#### [Short exercise]
Print only the lines from the top of the data through the line with "const colors = ['#1b5d7e', '#653163', '#6fa288'];", both included, skipping every picture.

** BEGIN **

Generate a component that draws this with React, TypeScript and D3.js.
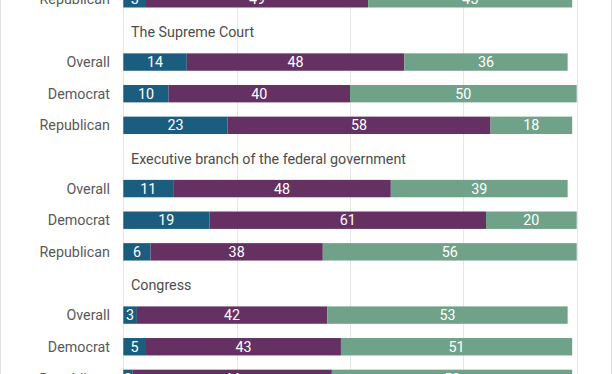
import React from 'react';
import * as d3 from 'd3';

// groups shown (the first one is cut off at the top of the picture)
const sections = ['', 'The Supreme Court', 'Executive branch of the federal government', 'Congress'];
const groups = ['Overall', 'Democrat', 'Republican'];
const seriesKeys = ['a', 'b', 'c'];
const colors = ['#1b5d7e', '#653163', '#6fa288'];

// values per section: [Overall, Democrat, Republican]
const prevRepublican = [5, 49, 45];
const supremeCourt = [[14, 48, 36], [10, 40, 50], [23, 58, 18]];
const executive = [[11, 48, 39], [19, 61, 20], [6, 38, 56]];
const congress = [[3, 42, 53], [5, 43, 51], [2, 44, 53]];
const xTicks = [0, 25, 50, 75, 100];

const W = 612;
const H = 374;

type Row = { id: string; kind: 'title' | 'bar'; label: string; values?: number[] };

function buildRows(): Row[] {
  const rows: Row[] = [{ id: 'r0', kind: 'bar', label: 'Republican', values: prevRepublican }];
  const blocks = [supremeCourt, executive, congress];
  blocks.forEach((block, s) => {
    rows.push({ id: 't' + s, kind: 'title', label: sections[s + 1] });
    block.forEach((v, g) => rows.push({ id: 's' + s + g, kind: 'bar', label: groups[g], values: v }));
  });
  return rows;
}

export default function App() {
  const rows = buildRows();
  const step = 31.63;
  const firstCenter = -1.2;

  const x = d3.scaleLinear().domain([0, 100]).range([123.3, 576.7]);
  const y = d3
    .scaleBand<string>()
    .domain(rows.map(r => r.id))
    .range([firstCenter - step / 2, firstCenter - step / 2 + step * rows.length])
    .paddingInner(0.45)
    .paddingOuter(0.225);

  const stack = d3.stack<number[]>().keys(seriesKeys).value((d, k) => d[seriesKeys.indexOf(k)]);
  const barRows = rows.filter(r => r.kind === 'bar');
  const stacked = stack(barRows.map(r => r.values as number[]));

  const font = 'Roboto, sans-serif';
  const fs = 14.3;

  return (
    <div style={{ position: 'absolute', left: 0, top: 0 }}>
      <svg width={W} height={H} style={{ display: 'block', background: '#fff' }}>
        {/* frame */}
        <line x1={0.5} x2={0.5} y1={0} y2={H} stroke="#e3e3e3" />
        <line x1={W - 0.5} x2={W - 0.5} y1={0} y2={H} stroke="#e3e3e3" />

        {/* grid */}
        {xTicks.map(t => (
          <line key={t} x1={Math.round(x(t)) + 0.5} x2={Math.round(x(t)) + 0.5} y1={0} y2={H} stroke="#e6e6e6" />
        ))}

        {/* bars */}
        {stacked.map((layer, li) => (
          <g key={li} fill={colors[li]}>
            {layer.map((d, i) => (
              <rect
                key={i}
                x={x(d[0])}
                y={y(barRows[i].id)}
                width={x(d[1]) - x(d[0])}
                height={y.bandwidth()}
              />
            ))}
          </g>
        ))}

        {/* value labels */}
        {stacked.map((layer, li) => (
          <g key={'l' + li} fill="#fff" fontFamily={font} fontSize={fs} textAnchor="middle">
            {layer.map((d, i) => (
              <text
                key={i}
                x={(x(d[0]) + x(d[1])) / 2}
                y={(y(barRows[i].id) as number) + y.bandwidth() / 2}
                dy="0.36em"
              >
                {d[1] - d[0]}
              </text>
            ))}
          </g>
        ))}

        {/* category labels */}
        {barRows.map(r => (
          <text
            key={'c' + r.id}
            x={110}
            y={(y(r.id) as number) + y.bandwidth() / 2}
            dy="0.36em"
            textAnchor="end"
            fontFamily={font}
            fontSize={fs}
            fill="#595959"
          >
            {r.label}
          </text>
        ))}

        {/* section titles */}
        {rows
          .filter(r => r.kind === 'title')
          .map(r => (
            <text
              key={r.id}
              x={131}
              y={(y(r.id) as number) + y.bandwidth() / 2 + 1.5}
              dy="0.36em"
              fontFamily={font}
              fontSize={fs}
              fill="#4d4d4d"
            >
              {r.label}
            </text>
          ))}
      </svg>
    </div>
  );
}
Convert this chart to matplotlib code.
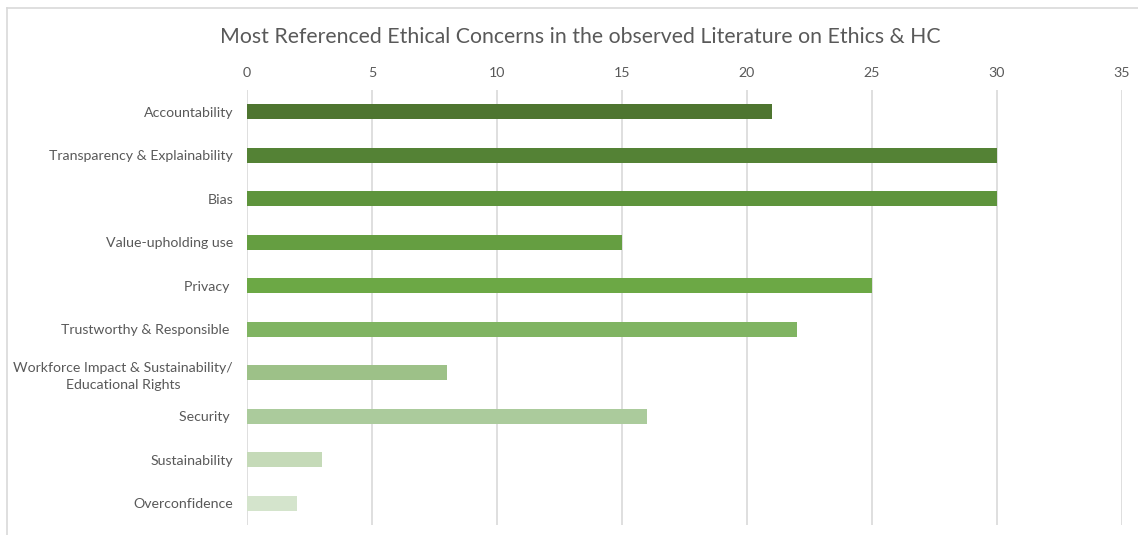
import matplotlib.pyplot as plt
from matplotlib.lines import Line2D

# data, top to bottom
concerns = [
    "Accountability",
    "Transparency & Explainability",
    "Bias",
    "Value-upholding use",
    "Privacy ",
    "Trustworthy & Responsible ",
    "Workforce Impact & Sustainability/\nEducational Rights",
    "Security ",
    "Sustainability",
    "Overconfidence",
]
counts = [21, 30, 30, 15, 25, 22, 8, 16, 3, 2]
bar_colors = ["#4E7530", "#548235", "#5E943C", "#659E41", "#6CA845",
              "#80B462", "#9DC188", "#ABCB9C", "#C5DAB8", "#D4E4CC"]
ticks = [0, 5, 10, 15, 20, 25, 30, 35]

plt.rcParams['font.family'] = ['Lato', 'DejaVu Sans']
txt = "#595959"

fig = plt.figure(figsize=(11.38, 5.35), dpi=100)
W, H = 1138, 535
ax = fig.add_axes([247 / W, 1 - 525 / H, (1122 - 247) / W, (525 - 90) / H])

ypos = list(range(len(concerns)))
ax.barh(ypos, counts, height=0.35, color=bar_colors, zorder=3)

ax.set_xlim(0, 35)
ax.set_ylim(len(concerns) - 0.5, -0.5)
ax.set_xticks(ticks)
ax.xaxis.tick_top()
ax.tick_params(axis='x', length=0, pad=8, labelsize=10.2, labelcolor=txt)
ax.set_yticks(ypos)
ax.set_yticklabels(concerns)
ax.tick_params(axis='y', length=0, pad=10, labelsize=10.2, labelcolor=txt)
for lab in ax.get_yticklabels():
    lab.set_horizontalalignment('right')
    lab.set_multialignment('center')
    lab.set_linespacing(1.55)

ax.grid(axis='x', color='#D9D9D9', linewidth=1.2, zorder=0)
for s in ax.spines.values():
    s.set_visible(False)

fig.text(580 / W, 1 - 37 / H, "Most Referenced Ethical Concerns in the observed Literature on Ethics & HC",
         ha='center', va='center', fontsize=15.3, color=txt)

# chart border (top and left edges visible)
fig.add_artist(Line2D([7 / W, 1.0], [1 - 8 / H, 1 - 8 / H], color='#D9D9D9', lw=1.2,
                      transform=fig.transFigure))
fig.add_artist(Line2D([7 / W, 7 / W], [0.0, 1 - 8 / H], color='#D9D9D9', lw=1.2,
                      transform=fig.transFigure))

fig.savefig("out.png", dpi=100)
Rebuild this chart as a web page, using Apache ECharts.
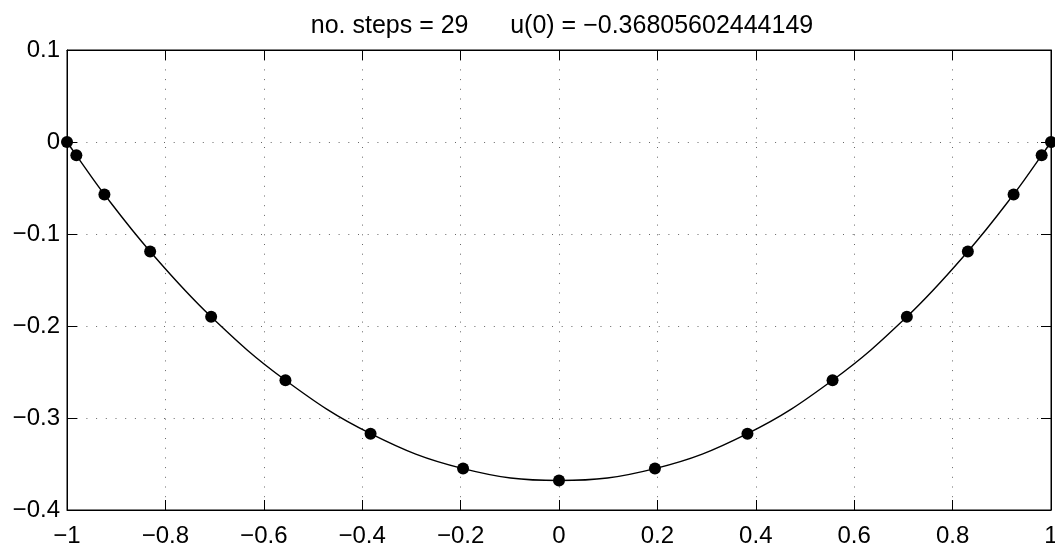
<!DOCTYPE html>
<html>
<head>
<meta charset="utf-8">
<script src="https://cdn.jsdelivr.net/npm/echarts@6/dist/echarts.min.js"></script>
<style>
  html, body { margin: 0; padding: 0; background: #fff; }
  #chart { width: 1055px; height: 544px; }
</style>
</head>
<body>
<div id="chart"></div>
<script>
// grid points and the values at them
const xPoints = [-1, -0.981, -0.924, -0.831, -0.707, -0.556, -0.383, -0.195, 0,
                 0.195, 0.383, 0.556, 0.707, 0.831, 0.924, 0.981, 1];
const uValues = [0, -0.0145, -0.057, -0.119, -0.190, -0.259, -0.317, -0.355, -0.368,
                 -0.355, -0.317, -0.259, -0.190, -0.119, -0.057, -0.0145, 0];
const titleText = 'no. steps = 29      u(0) = \u22120.36805602444149';

const font = '"Liberation Sans", Arial, Helvetica, sans-serif';
const minus = v => String(+v.toFixed(2)).replace('-', '\u2212');

const pts = xPoints.map((x, i) => [x, uValues[i]]);

const chart = echarts.init(document.getElementById('chart'));

const gridLine = { show: true, lineStyle: { color: '#666', type: [1, 8.7], width: 1 } };
const tick = { inside: true, length: 10, lineStyle: { color: '#000' } };
const axLine = { show: true, onZero: false, lineStyle: { color: '#000' } };

chart.setOption({
  animation: false,
  title: {
    text: titleText,
    left: 557,
    textAlign: 'center',
    top: 9,
    textStyle: { fontFamily: font, fontSize: 25, fontWeight: 'normal', color: '#000' }
  },
  grid: {
    left: 67, right: 4, top: 50, bottom: 34,
    outerBoundsMode: 'none', containLabel: false,
    show: true, borderColor: '#000', borderWidth: 1
  },
  xAxis: [
    {
      type: 'value', min: -1, max: 1, interval: 0.2,
      axisLine: axLine, axisTick: tick,
      axisLabel: { color: '#000', fontFamily: font, fontSize: 24, margin: 14, formatter: minus },
      splitLine: gridLine
    },
    {
      type: 'value', min: -1, max: 1, interval: 0.2, position: 'top',
      axisLine: axLine, axisTick: tick,
      axisLabel: { show: false }, splitLine: { show: false }
    }
  ],
  yAxis: [
    {
      type: 'value', min: -0.4, max: 0.1, interval: 0.1,
      axisLine: axLine, axisTick: tick,
      axisLabel: { color: '#000', fontFamily: font, fontSize: 24, margin: 7, formatter: minus },
      splitLine: gridLine
    },
    {
      type: 'value', min: -0.4, max: 0.1, interval: 0.1, position: 'right',
      axisLine: axLine, axisTick: tick,
      axisLabel: { show: false }, splitLine: { show: false }
    }
  ],
  series: [
    {
      type: 'line',
      data: pts,
      smooth: 0.4,
      showSymbol: false,
      lineStyle: { color: '#000', width: 1.4 },
      silent: true
    },
    {
      type: 'scatter',
      data: pts,
      symbol: 'circle',
      symbolSize: 12,
      itemStyle: { color: '#000', opacity: 1 },
      silent: true
    }
  ]
});
</script>
</body>
</html>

** END **

#### [Solved exercise]
Generate a component that draws this with React, TypeScript and D3.js.
import React from 'react';
import * as d3 from 'd3';

// groups shown (the first one is cut off at the top of the picture)
const sections = ['', 'The Supreme Court', 'Executive branch of the federal government', 'Congress'];
const groups = ['Overall', 'Democrat', 'Republican'];
const seriesKeys = ['a', 'b', 'c'];
const colors = ['#1b5d7e', '#653163', '#6fa288'];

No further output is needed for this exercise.